Data teams sit centrally. Engineering may be distributed. Business units own outcomes but not the underlying capabilities. Risk and compliance operate as oversight rather than integrated partners.
The CDO is expected to connect all of this, often without direct control over funding, talent, or priorities. Influence becomes the primary tool, which is not always enough when incentives are pulling in different directions.
4. Talent gaps are structural, not just numerical
There is a lot of focus on hiring data scientists and AI specialists. That is necessary, but not sufficient.
The bigger gap is in data engineering, platform architecture, and AI governance. These are the capabilities that allow organizations to move from isolated use cases to scaled systems.
There is also a translation gap. Very few people can move fluidly between technical detail and business context. Without that bridge, even strong teams struggle to align on what matters.
5. Pilot purgatory is still the default
Many organizations have dozens, sometimes hundreds, of AI use cases. Some of them are genuinely high quality.
But very few make it into production in a way that is stable, repeatable, and embedded in core workflows.
In consulting firms, this often shows up as strong client pilots that never scale across accounts. In financial services, it shows up as models that work in controlled environments but fail to integrate into decisioning systems at scale.
6. Value is not clearly defined or tracked
There is often a disconnect between activity and impact.
Teams can point to models built, data assets created, or platforms implemented. But tying those efforts to revenue growth, cost efficiency, risk reduction, or customer outcomes is less consistent.
Without a clear value framework, it becomes harder to prioritize, harder to defend investment, and harder to scale what works.
What Actually Works
This is where I see leading CDOs starting to differentiate.
1. Treat data like a product, with real accountability
This is more than a mindset shift. It is an operating model shift.
Data products should have defined owners, clear consumers, and measurable performance expectations. Quality, availability, and usability should be managed with the same discipline as any customer-facing product.
In financial services, structuring around domains like customer, risk, transactions, and fraud creates reusable assets that can support multiple AI use cases without constant rework.
2. Redesign governance as an enabler, not a blocker
Governance needs to move closer to the point of creation.
That means embedding controls into pipelines, automating lineage and documentation, and integrating model validation into the development lifecycle.
Rather than treating governance as a stage gate, it becomes part of how systems are built. This reduces friction and increases consistency.
For consulting firms, this also becomes a differentiator; the ability to deliver AI that is not just innovative, but trusted.
3. Invest heavily in the data and AI platform layer
Platform decisions are strategic decisions.
Modern architectures, whether lakehouse, hybrid, or otherwise, need to support scalability, interoperability, and real-time access. Metadata, lineage, and observability are not secondary concerns; they are core capabilities.
This is where a lot of organizations underinvest, and it shows up later as complexity and cost.

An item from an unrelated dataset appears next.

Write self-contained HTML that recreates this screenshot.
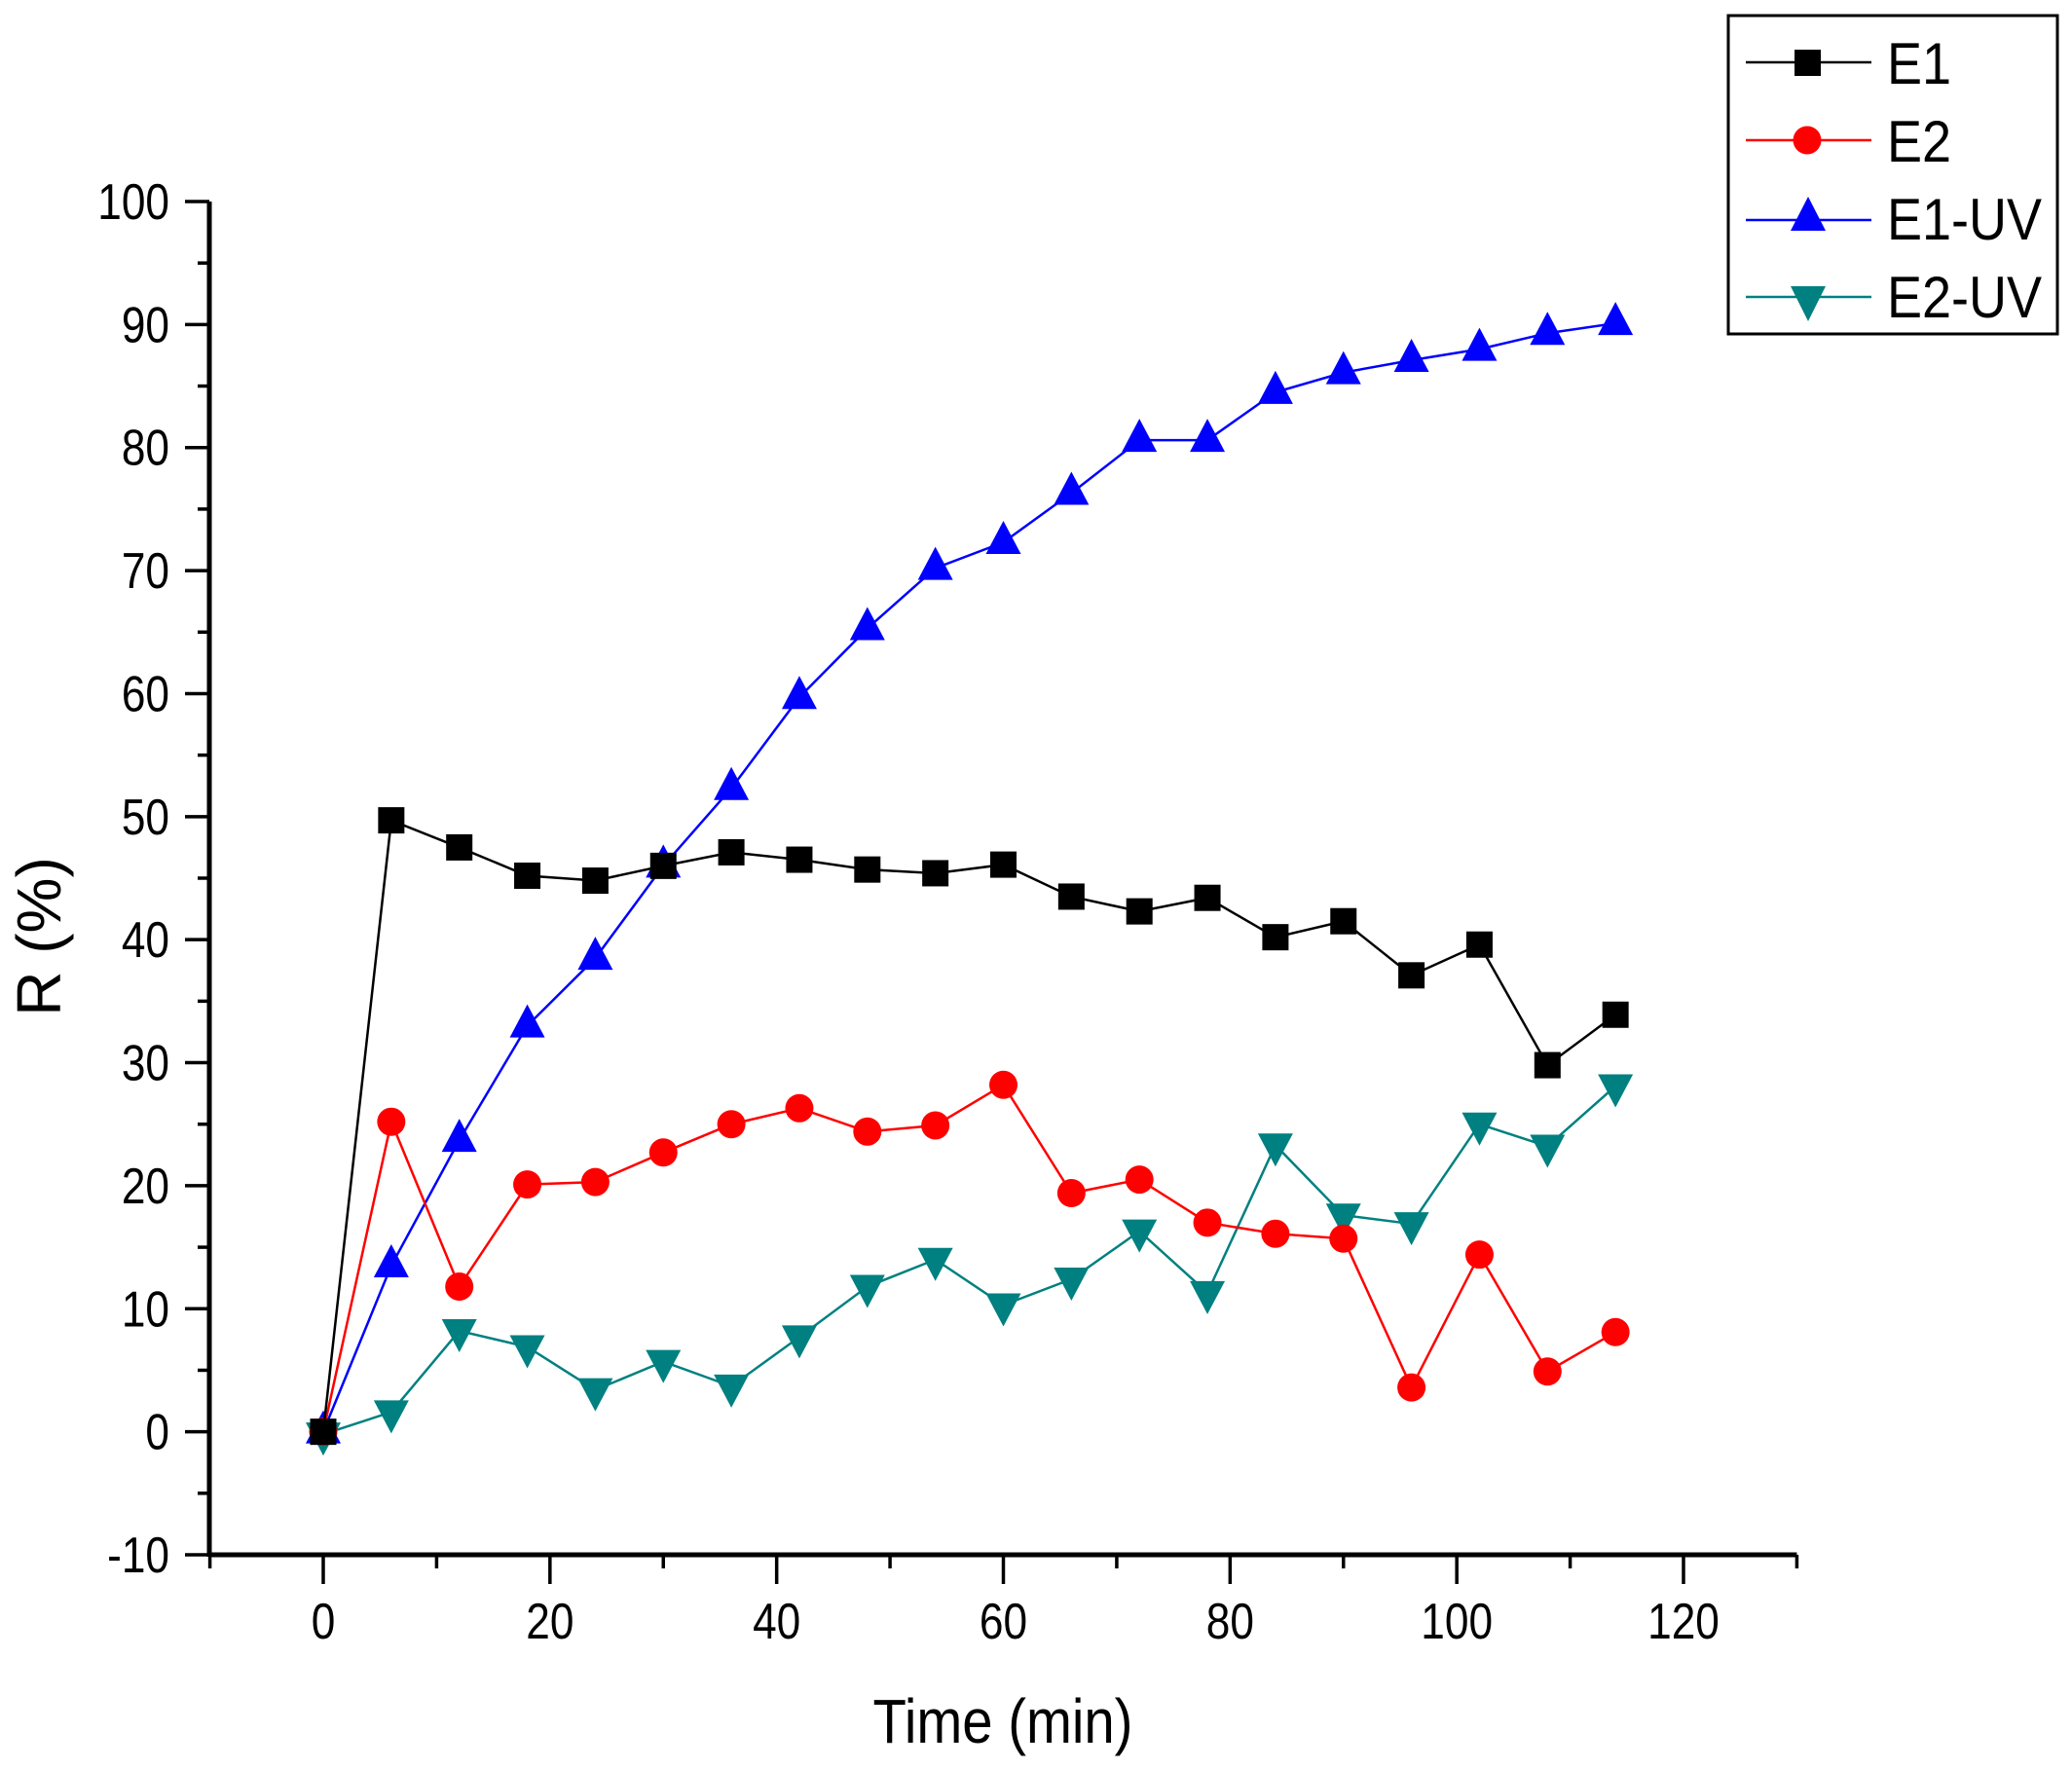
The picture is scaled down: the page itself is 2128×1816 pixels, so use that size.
<!DOCTYPE html>
<html><head><meta charset="utf-8"><style>
html,body{margin:0;padding:0;background:#fff}
svg{display:block}
text{font-family:"Liberation Sans",Arial,sans-serif}
</style></head><body>
<svg id="chart" width="2128" height="1816" viewBox="0 0 2128 1816" xmlns="http://www.w3.org/2000/svg">
<g id="axes"></g>
<g id="series"></g>
<text x="1030" y="1790" font-size="64" text-anchor="middle" transform="translate(1030 0) scale(0.88 1) translate(-1030 0)">Time (min)</text>
<text x="0" y="0" font-size="64" text-anchor="middle" transform="translate(62 962) rotate(-90)">R (%)</text>
<g>
<rect x="1775" y="16" width="338" height="327" fill="#fff" stroke="#000" stroke-width="3"/>
<g><line x1="1793" y1="64" x2="1922" y2="64" stroke="#000" stroke-width="2.5"/><rect x="1843" y="51" width="27" height="27" fill="#000"/><text x="1938" y="86" font-size="60" transform="translate(1938 0) scale(0.9 1) translate(-1938 0)">E1</text></g>
<g><line x1="1793" y1="144" x2="1922" y2="144" stroke="#f00" stroke-width="2.5"/><circle cx="1856" cy="144" r="14.5" fill="#f00"/><text x="1938" y="166" font-size="60" transform="translate(1938 0) scale(0.9 1) translate(-1938 0)">E2</text></g>
<g><line x1="1793" y1="226" x2="1922" y2="226" stroke="#00f" stroke-width="2.5"/><polygon points="1857,202 1875,237 1839,237" fill="#00f"/><text x="1938" y="246" font-size="60" transform="translate(1938 0) scale(0.9 1) translate(-1938 0)">E1-UV</text></g>
<g><line x1="1793" y1="305" x2="1922" y2="305" stroke="#008080" stroke-width="2.5"/><polygon points="1839,294 1875,294 1857,330" fill="#008080"/><text x="1938" y="326" font-size="60" transform="translate(1938 0) scale(0.9 1) translate(-1938 0)">E2-UV</text></g>
</g>
</svg>
<script>
const times = [0,6,12,18,24,30,36,42,48,54,60,66,72,78,84,90,96,102,108,114];
const e1 = [0,49.7,47.5,45.2,44.8,46,47.1,46.5,45.7,45.4,46.1,43.5,42.3,43.4,40.2,41.5,37.1,39.6,29.8,33.9];
const e2 = [0,25.2,11.8,20.1,20.3,22.7,25,26.3,24.4,24.9,28.2,19.4,20.5,17,16.1,15.7,3.6,14.4,4.9,8.1];
const e1uv = [0,13.5,23.7,33,38.5,46,52.3,59.7,65.3,70.2,72.3,76.3,80.6,80.6,84.5,86.1,87.1,88,89.3,90.1];
const e2uv = [-0.2,1.6,8.2,6.9,3.4,5.7,3.7,7.7,11.8,14,10.3,12.4,16.3,11.3,23.3,17.6,16.9,25,23.2,28.1];
const xTickLabels = ["0","20","40","60","80","100","120"];
const yTickLabels = ["-10","0","10","20","30","40","50","60","70","80","90","100"];

const NS="http://www.w3.org/2000/svg";
const X0=332, X1=1729, XMIN=-10, XMAX=130;
const Y0=1597, Y1=207;
function sx(v){return X0+(v-0)*(X1-X0)/120;}
function sy(v){return Y0+(v+10)*(Y1-Y0)/110;}
function mk(tag,attrs,parent){const e=document.createElementNS(NS,tag);for(const k in attrs)e.setAttribute(k,attrs[k]);parent.appendChild(e);return e;}

const axes=document.getElementById('axes');
const xa=mk('line',{x1:215,y1:Y0,x2:sx(XMAX),y2:Y0,stroke:'#000','stroke-width':5},axes);


const ya=mk('line',{x1:215,y1:Y0+2,x2:215,y2:Y1,stroke:'#000','stroke-width':5},axes);


for(let v=-10;v<=130;v+=10){
  const major = v%20===0;
  mk('line',{x1:sx(v),y1:Y0,x2:sx(v),y2:Y0+(major?30:14),stroke:'#000','stroke-width':3.5},axes);
}
xTickLabels.forEach(l=>{
  const t=mk('text',{x:sx(+l),y:1683,'font-size':52,'text-anchor':'middle',transform:`translate(${sx(+l)} 0) scale(0.85 1) translate(${-sx(+l)} 0)`},axes);
  t.textContent=l;
  
  
});
for(let v=-10;v<=100;v+=5){
  const major=v%10===0;
  mk('line',{x1:215,y1:sy(v),x2:215-(major?25:12),y2:sy(v),stroke:'#000','stroke-width':3.5},axes);
}
yTickLabels.forEach(l=>{
  const t=mk('text',{x:174,y:sy(+l)+18,'font-size':52,'text-anchor':'end',transform:`translate(174 0) scale(0.85 1) translate(-174 0)`},axes);
  t.textContent=l;
  
  
});

const sg=document.getElementById('series');
function drawSeries(vals,color,shape,name){
  const g=mk('g',{},sg);
  
  
  const pts=vals.map((v,i)=>sx(times[i])+','+sy(v)).join(' ');
  mk('polyline',{points:pts,fill:'none',stroke:color,'stroke-width':2.5},g);
  vals.forEach((v,i)=>{
    const cx=sx(times[i]), cy=sy(v);
    let m;
    if(shape==='sq') m=mk('rect',{x:cx-13.5,y:cy-13.5,width:27,height:27,fill:color},g);
    else if(shape==='ci') m=mk('circle',{cx:cx,cy:cy,r:14.5,fill:color},g);
    else if(shape==='up') m=mk('polygon',{points:`${cx},${cy-22} ${cx+18},${cy+12} ${cx-18},${cy+12}`,fill:color},g);
    else m=mk('polygon',{points:`${cx-18},${cy-12} ${cx+18},${cy-12} ${cx},${cy+22}`,fill:color},g);
    
    
  });
}
drawSeries(e2uv,'#008080','dn','series-e2-uv');
drawSeries(e1uv,'#0000ff','up','series-e1-uv');
drawSeries(e2,'#ff0000','ci','series-e2');
drawSeries(e1,'#000000','sq','series-e1');
</script>
</body></html>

4. Shift from projects to products and from use cases to capabilities
Instead of funding isolated use cases, leading organizations are building capabilities that can be reused.

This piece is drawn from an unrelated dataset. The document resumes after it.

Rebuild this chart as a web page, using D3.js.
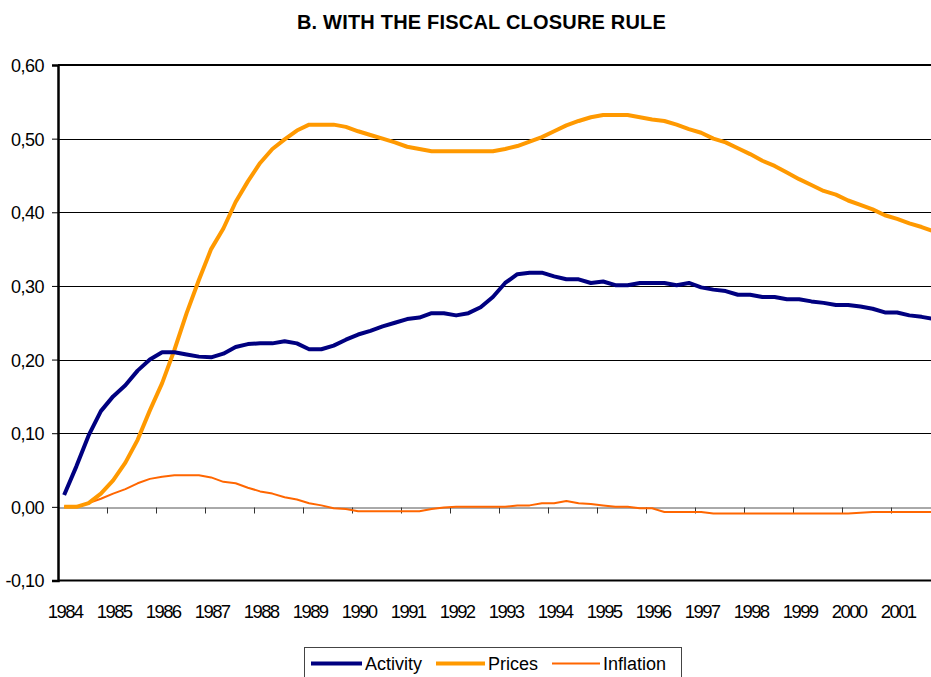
<!DOCTYPE html>
<html>
<head>
<meta charset="utf-8">
<script src="https://cdn.jsdelivr.net/npm/d3@7"></script>
<style>
  body { margin: 0; background: #fff; }
  svg { display: block; font-family: "Liberation Sans", Arial, sans-serif; }
</style>
</head>
<body>
<svg id="myGraph" width="931" height="677"></svg>
<script>
var svgWidth = 931;
var svgHeight = 677;

// years on the category axis (quarterly data, label on Q1)
var years = [1984, 1985, 1986, 1987, 1988, 1989, 1990, 1991, 1992,
             1993, 1994, 1995, 1996, 1997, 1998, 1999, 2000, 2001];
var yTicks = [-0.10, 0.00, 0.10, 0.20, 0.30, 0.40, 0.50, 0.60];

var activity = [
  0.016, 0.055, 0.097, 0.130, 0.150, 0.165, 0.185, 0.200,
  0.210, 0.210, 0.207, 0.204, 0.203, 0.208, 0.217, 0.221,
  0.222, 0.222, 0.225, 0.222, 0.214, 0.214, 0.219, 0.227,
  0.234, 0.239, 0.245, 0.250, 0.255, 0.257, 0.263, 0.263,
  0.260, 0.263, 0.271, 0.285, 0.304, 0.316, 0.318, 0.318,
  0.313, 0.309, 0.309, 0.304, 0.306, 0.301, 0.301, 0.304,
  0.304, 0.304, 0.301, 0.304, 0.298, 0.295, 0.293, 0.288,
  0.288, 0.285, 0.285, 0.282, 0.282, 0.279, 0.277, 0.274,
  0.274, 0.272, 0.269, 0.264, 0.264, 0.260, 0.258, 0.255
];
var prices = [
  0.000, 0.000, 0.005, 0.018, 0.036, 0.060, 0.091, 0.131,
  0.168, 0.213, 0.263, 0.308, 0.350, 0.378, 0.414, 0.442,
  0.467, 0.486, 0.499, 0.511, 0.519, 0.519, 0.519, 0.516,
  0.510, 0.505, 0.500, 0.495, 0.489, 0.486, 0.483, 0.483,
  0.483, 0.483, 0.483, 0.483, 0.486, 0.490, 0.496, 0.502,
  0.510, 0.518, 0.524, 0.529, 0.532, 0.532, 0.532, 0.529,
  0.526, 0.524, 0.519, 0.513, 0.508, 0.500, 0.495, 0.487,
  0.479, 0.470, 0.463, 0.454, 0.445, 0.437, 0.429, 0.424,
  0.416, 0.410, 0.404, 0.396, 0.391, 0.385, 0.380, 0.374
];
var inflation = [
  0.000, 0.000, 0.005, 0.011, 0.018, 0.024, 0.032, 0.038,
  0.041, 0.043, 0.043, 0.043, 0.040, 0.034, 0.032, 0.026,
  0.021, 0.018, 0.013, 0.010, 0.005, 0.002, -0.002, -0.003,
  -0.006, -0.006, -0.006, -0.006, -0.006, -0.006, -0.003, -0.001,
  0.000, 0.000, 0.000, 0.000, 0.000, 0.002, 0.002, 0.005,
  0.005, 0.008, 0.005, 0.004, 0.002, 0.000, 0.000, -0.002,
  -0.002, -0.007, -0.007, -0.007, -0.007, -0.009, -0.009, -0.009,
  -0.009, -0.009, -0.009, -0.009, -0.009, -0.009, -0.009, -0.009,
  -0.009, -0.008, -0.007, -0.007, -0.007, -0.007, -0.007, -0.007
];

var seriesNames = ['Activity', 'Prices', 'Inflation'];
var seriesColors = ['#000080', '#FF9900', '#FF6600'];
var seriesWidths = [4, 4, 2];

var quarters = [];
years.forEach(function(y) {
  for (var q = 1; q <= 4; q++) { quarters.push(y + 'Q' + q); }
});

var svg = d3.select('#myGraph');
svg.append('rect').attr('width', svgWidth).attr('height', svgHeight).attr('fill', '#fff');

var left = 58, right = 940;
var x = d3.scaleBand().domain(quarters).range([left, right]).padding(0);
var xLin = d3.scaleLinear().domain([0, quarters.length]).range([left, right]);
var y = d3.scaleLinear().domain([-0.1, 0.6]).range([580.5, 65]);

// horizontal grid lines
svg.append('g')
  .selectAll('line')
  .data([0.1, 0.2, 0.3, 0.4, 0.5])
  .enter()
  .append('line')
  .attr('x1', left).attr('x2', svgWidth)
  .attr('y1', function(d) { return Math.round(y(d)) + 0.5; })
  .attr('y2', function(d) { return Math.round(y(d)) + 0.5; })
  .attr('stroke', '#000').attr('stroke-width', 1);

// top border of plot area
svg.append('line')
  .attr('x1', left).attr('x2', svgWidth)
  .attr('y1', y(0.6)).attr('y2', y(0.6))
  .attr('stroke', '#000').attr('stroke-width', 2);

// zero line with year tick marks (category axis crossing)
var zeroAxis = svg.append('g')
  .attr('transform', 'translate(0,' + (Math.round(y(0)) + 0.5) + ')')
  .call(d3.axisBottom(xLin)
    .tickValues(d3.range(4, quarters.length, 4))
    .tickSize(6)
    .tickFormat(''));
zeroAxis.select('.domain').attr('stroke', '#555').attr('stroke-width', 1);
zeroAxis.selectAll('.tick line').attr('stroke', '#333');

// bottom border
svg.append('line')
  .attr('x1', left).attr('x2', svgWidth)
  .attr('y1', y(-0.1)).attr('y2', y(-0.1))
  .attr('stroke', '#000').attr('stroke-width', 2);

// year labels
var xAxis = svg.append('g')
  .attr('transform', 'translate(1,' + y(-0.1) + ')')
  .call(d3.axisBottom(x)
    .tickValues(years.map(function(d) { return d + 'Q1'; }))
    .tickSize(0)
    .tickPadding(24)
    .tickFormat(function(d) { return d.slice(0, 4); }));
xAxis.select('.domain').remove();
xAxis.selectAll('text')
  .attr('fill', '#000')
  .style('font-size', '18.5px')
  .style('letter-spacing', '-1.6px');

// y axis
var yAxis = svg.append('g')
  .attr('transform', 'translate(' + left + ',0)')
  .call(d3.axisLeft(y)
    .tickValues(yTicks)
    .tickSize(6)
    .tickPadding(8)
    .tickFormat(function(d) { return d.toFixed(2).replace('.', ','); }));
yAxis.select('.domain').attr('stroke', '#000').attr('stroke-width', 2.5);
yAxis.selectAll('.tick line').attr('stroke', '#000');
yAxis.selectAll('text')
  .attr('fill', '#000')
  .attr('dy', '0.36em')
  .style('font-size', '18px')
  .style('letter-spacing', '-0.5px');

// series lines
var allSeries = [activity, prices, inflation];
var line = d3.line()
  .x(function(d, i) { return x(quarters[i]) + x.bandwidth() / 2; })
  .y(function(d) { return y(d); });

svg.append('g')
  .selectAll('path')
  .data([2, 1, 0])
  .enter()
  .append('path')
  .attr('d', function(k) { return line(allSeries[k]); })
  .attr('fill', 'none')
  .attr('stroke', function(k) { return seriesColors[k]; })
  .attr('stroke-width', function(k) { return seriesWidths[k]; })
  .attr('stroke-linejoin', 'round');

// title
svg.append('text')
  .attr('x', 481.5).attr('y', 28.5)
  .attr('text-anchor', 'middle')
  .style('font-size', '20px')
  .style('font-weight', 'bold')
  .style('letter-spacing', '0.2px')
  .text('B. WITH THE FISCAL CLOSURE RULE');

// legend
var legend = svg.append('g');
legend.append('rect')
  .attr('x', 304.5).attr('y', 647.5)
  .attr('width', 377).attr('height', 40)
  .attr('fill', '#fff').attr('stroke', '#444').attr('stroke-width', 1);

var legendX = [311, 436, 552];
var legendW = [51, 49, 48];
var items = legend.selectAll('g.item')
  .data(seriesNames)
  .enter()
  .append('g')
  .attr('class', 'item');

items.append('line')
  .attr('x1', function(d, i) { return legendX[i]; })
  .attr('x2', function(d, i) { return legendX[i] + legendW[i]; })
  .attr('y1', 663.5).attr('y2', 663.5)
  .attr('stroke', function(d, i) { return seriesColors[i]; })
  .attr('stroke-width', function(d, i) { return seriesWidths[i]; });

items.append('text')
  .attr('x', function(d, i) { return legendX[i] + legendW[i] + 3; })
  .attr('y', 670)
  .style('font-size', '18px')
  .text(function(d) { return d; });
</script>
</body>
</html>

For example, rather than building multiple independent models for customer insight, they build a shared feature store, standardized pipelines, and reusable model components.
This reduces duplication and accelerates delivery over time.
5. Build cross-functional AI pods with end-to-end ownership
Small, focused teams that include data engineering, data science, domain expertise, and risk partners can move faster and with more alignment.
These teams should own the full lifecycle; from problem definition to deployment and monitoring.
It changes accountability. It also reduces the friction that comes from handoffs between teams with different priorities.
6. Implement a disciplined value management framework
Every AI initiative should be tied to a clear business outcome.
Leading CDOs are defining value at the outset, tracking it through delivery, and revisiting it post-deployment. They are also segmenting initiatives; experimental, scaling, and enterprise.
This creates transparency and supports better decision-making about where to invest and where to stop.
7. Prioritize adoption and behavior change
Even the best models fail if they are not used.
Adoption requires more than deployment. It requires integration into workflows, clear communication of outputs, and alignment with how decisions are actually made.
In financial services, this might mean embedding models directly into underwriting or fraud workflows. In consulting, it might mean integrating AI into how teams deliver client work, not just as a side capability.
8. Elevate the role of the CDO as a business leader, not just a functional head
The most effective CDOs are deeply connected to business strategy.
They are not just responding to requests; they are shaping where the organization invests, which capabilities matter, and how success is measured.
That requires credibility across both technical and business domains, and a willingness to engage in trade-off decisions.
The Opportunity
The role of the CDO is becoming more central, not less.
In financial services, the opportunity is to turn data into a competitive advantage while maintaining trust, compliance, and resilience.
In consulting firms, the opportunity is to move from bespoke analytics to scalable, repeatable AI-enabled offerings that drive consistent client impact.
The gap right now is not in vision. Most organizations know where they want to go.
The gap is in execution; in aligning operating models, building the right foundations, and staying disciplined about value.
That is where the CDO can make the biggest difference.
Not by trying to do everything, but by focusing on the few things that actually unlock scale.